Retro-BLEU is designed to assess the quality of generated retrosynthesis routes. You can evaluate retrosynthesis routes either by utilizing our pre-extracted positive bigrams from the USPTO dataset or you may also extract your own bigrams
(These submodules are prepared for extracting bigrams from USPTO dataset. For leveraging Retro-BLEU for evaluation, you can simply skip to the next section.)
- aizynthfinder (v3.7.0)
- PaRoutes (benchmark dataset V2)
- aizynthtrain(optional if you want to extract negative bigrams)
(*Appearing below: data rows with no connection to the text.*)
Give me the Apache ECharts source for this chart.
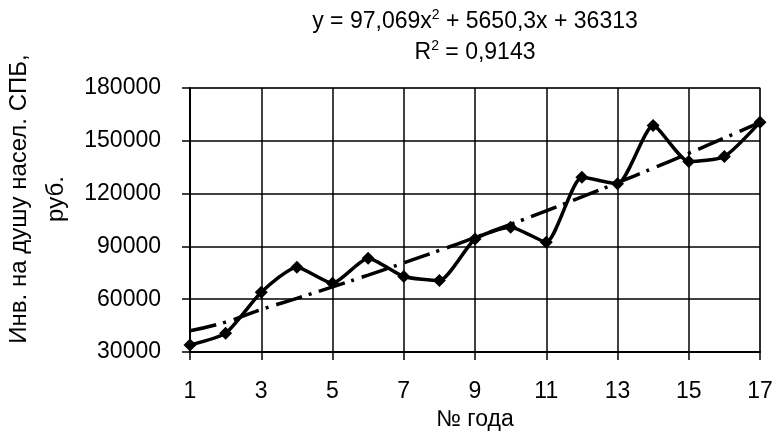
<!DOCTYPE html>
<html><head><meta charset="utf-8">
<script src="https://cdn.jsdelivr.net/npm/echarts@6/dist/echarts.min.js"></script>
<style>html,body{margin:0;padding:0;background:#fff}#c{width:776px;height:436px}</style>
</head><body><div id="c"></div>
<script>
var years = ['1','2','3','4','5','6','7','8','9','10','11','12','13','14','15','16','17'];
var invest = [34000,40700,64000,78200,69100,83300,72900,70600,94200,100900,92400,129300,125600,158700,138200,141100,160600];
var trend = [42060,47002,54138,60467,66991,73709,80622,87728,95028,102523,110212,118095,126172,134443,142908,151568,160421];
var yTicks = [30000,60000,90000,120000,150000,180000];
var eqLine1 = '{a|y = 97,069x}{s|2}{a| + 5650,3x + 36313}';
var eqLine2 = '{a|R}{s|2}{a| = 0,9143}';
var yName = 'Инв. на душу насел. СПБ,\nруб.';
var xName = '№ года';

var font = 'Arial, "Liberation Sans", sans-serif';
var FS = 23;
var richEq = {
  a: {fontSize: FS, fontFamily: font, color: '#000', lineHeight: 28},
  s: {fontSize: 14, fontFamily: font, color: '#000', verticalAlign: 'top', lineHeight: 28, padding: [0, 0, 10, 0]}
};
var chart = echarts.init(document.getElementById('c'));
chart.setOption({
  animation: false,
  backgroundColor: '#fff',
  textStyle: {fontFamily: font},
  grid: {left: 190, right: 16, top: 88, bottom: 84, show: true, borderColor: '#999', borderWidth: 1.5},
  graphic: [
    {type: 'text', x: 475, y: 22, style: {text: eqLine1, rich: richEq, align: 'center', verticalAlign: 'middle'}},
    {type: 'text', x: 475, y: 53, style: {text: eqLine2, rich: richEq, align: 'center', verticalAlign: 'middle'}},
    {type: 'text', x: 38, y: 199, rotation: Math.PI / 2,
     style: {text: yName, fontSize: 24, fontFamily: font, fill: '#000', align: 'center', verticalAlign: 'middle', lineHeight: 37}}
  ],
  xAxis: {
    type: 'category', data: years, boundaryGap: false,
    name: xName, nameLocation: 'middle', nameGap: 56,
    nameTextStyle: {fontSize: FS, color: '#000', fontFamily: font},
    axisLine: {lineStyle: {color: '#000', width: 2}},
    axisTick: {interval: 1, length: 8, lineStyle: {color: '#000', width: 1.5}},
    axisLabel: {interval: 1, fontSize: FS, color: '#000', margin: 28, fontFamily: font},
    splitLine: {show: true, interval: 1, lineStyle: {color: '#000', width: 1.5}}
  },
  yAxis: {
    type: 'value', min: yTicks[0], max: yTicks[yTicks.length - 1], interval: 30000,
    axisLine: {show: true, lineStyle: {color: '#000', width: 2}},
    axisTick: {show: true, length: 8, lineStyle: {color: '#000', width: 1.5}},
    axisLabel: {fontSize: FS, color: '#000', margin: 29, fontFamily: font, formatter: function (v) { return String(v); }},
    splitLine: {show: true, lineStyle: {color: '#000', width: 1.5}}
  },
  series: [
    {
      type: 'line', data: trend, smooth: true, symbol: 'none', z: 3,
      lineStyle: {color: '#000', width: 3.5, type: [27, 7, 3, 8]}
    },
    {
      type: 'line', data: invest, smooth: 0.2, symbol: 'diamond', symbolSize: 13, z: 4,
      itemStyle: {color: '#000'},
      lineStyle: {color: '#000', width: 3.5}
    }
  ]
});
</script></body></html>
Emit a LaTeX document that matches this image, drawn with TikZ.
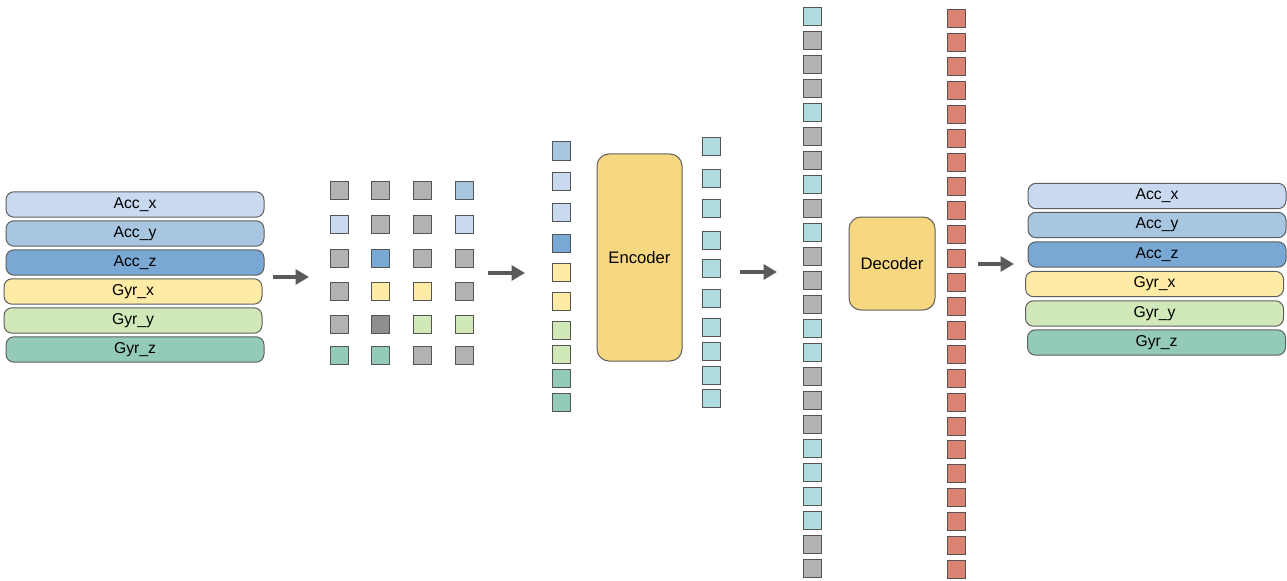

Please use git clone --recursive https://github.com/catalystforyou/Retro-BLEU.git
to correctly load the submodules.
conda create -n Retro-BLEU python=3.8
conda activate Retro-BLEU
pip install reaction-utils
conda install rdkit -c conda-forge
pip install rxnmapper
Please ensure that the routes are saved in SMILES format within a JSON file. You can use test_routes/routes_retrograph.json
as a reference. To test your routes, execute the calc_retrobleu.py
script and provide the path to the JSON file containing your saved routes.
conda activate paroutes-env (see submodule PaRoutes)
mkdir data
cp PaRoutes/data/download_data.py data/
cd data
python download_data.py
cp uspto_template_library.csv ../PaRoutes/data
cd ../PaRoutes/setup
python extract_uspto_data.py --template_library ../data/uspto_template_library.csv --all_reactions ../data/selected_reactions_all.csv
python extract_routes.py --max-workers 24
python analyze_routes.py
cd ../../preprocess
python convert_route.py
cd preprocess
conda activate Retro-BLEU
python extract_templates.py
(if you want to examine template on other radii for Retro*-190, run the commands below)
sh extract_training_template.sh
python merge_train_templates.py
cd preprocess
conda activate aizynth-dev (see submodule aizynthfinder)
python single_step.py
You may use the script retrosynthesis.py
in preprocess/regen_routes/
and you can modify the config file and targets to predict.
(There is a generated version under ../routes/{n5routes, n1routes}/{mcts_v2, retrostar_v2} and you don't actually need to regenerate the routes.)
cd preprocess
python extract_first_routes.py
Then you may use the evaluate_algorithms.ipynb
to examine different retrosynthesis searching algorithms across PaRoutes & Retro*-190.
python generate_vocab_bigrams.py
python calc_acc.py